A photo of Anne Frank stands on a replica of the writing desk she once used in her family's former apartment in Amsterdam, during an event to mark what would have been Anne Frank's 90th birthday, in Amsterdam, Netherlands, Wednesday, June 12, 2019. On the day Anne Frank would have turned 90, the museum dedicated to keeping alive her story has brought together schoolchildren and two of the Jewish diarist's friends at the apartment where she lived with her family before going into hiding from Nazis who occupied the Netherlands during World War II. (AP Photo/Michael C. Corder)

A sapling from the horse chestnut tree that Anne Frank watched from her World War II hiding place in an attic in Amsterdam has been planted and dedicated at U.N. headquarters to mark what would have been her 90th birthday.

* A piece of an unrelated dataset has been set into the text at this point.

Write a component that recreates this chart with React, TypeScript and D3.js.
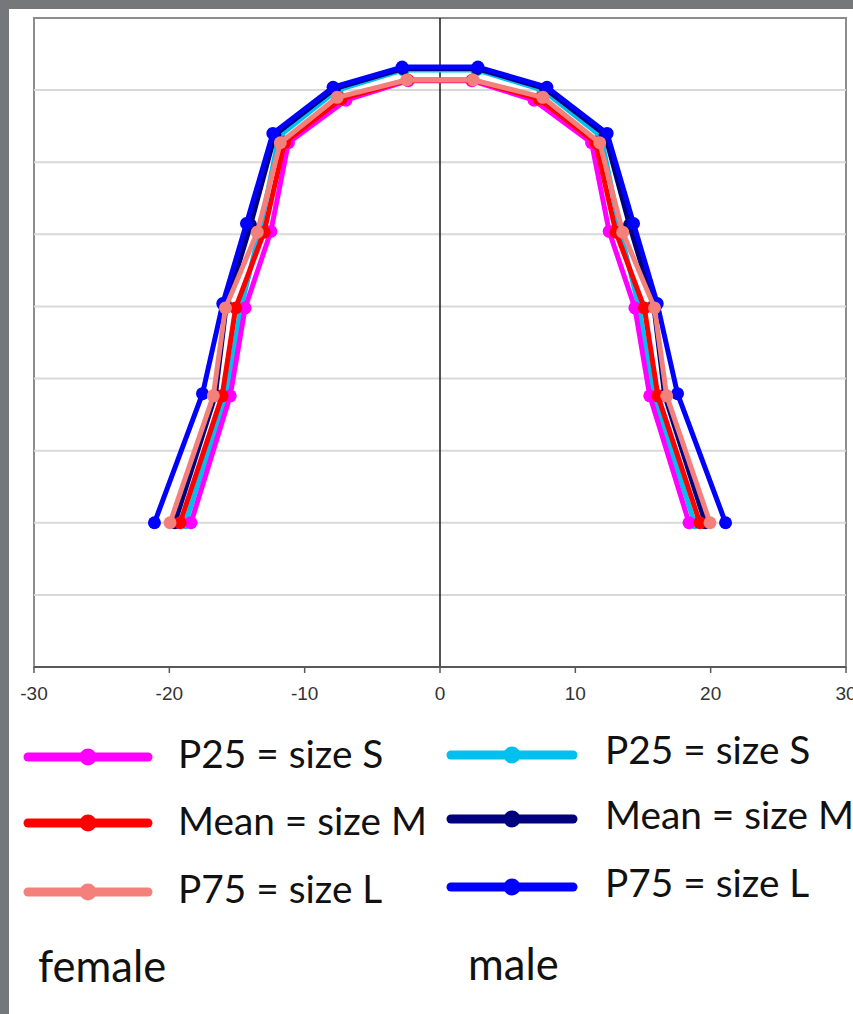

Secretary-General Antonio Guterres said in a statement read at Wednesday's ceremony that the sapling "is a living symbol of both the legacy of Anne Frank" and the values of the U.N. which was established in the aftermath of the Holocaust.

Sharon Douglas, CEO of the Anne Frank Center for Mutual Respect which donated the sapling, said "the tree lived in the free air and represented to Anne a living symbol of hope and freedom."

Anne died at the Bergen-Belsen Nazi concentration camp in 1945 and her diaries became worldwide bestsellers.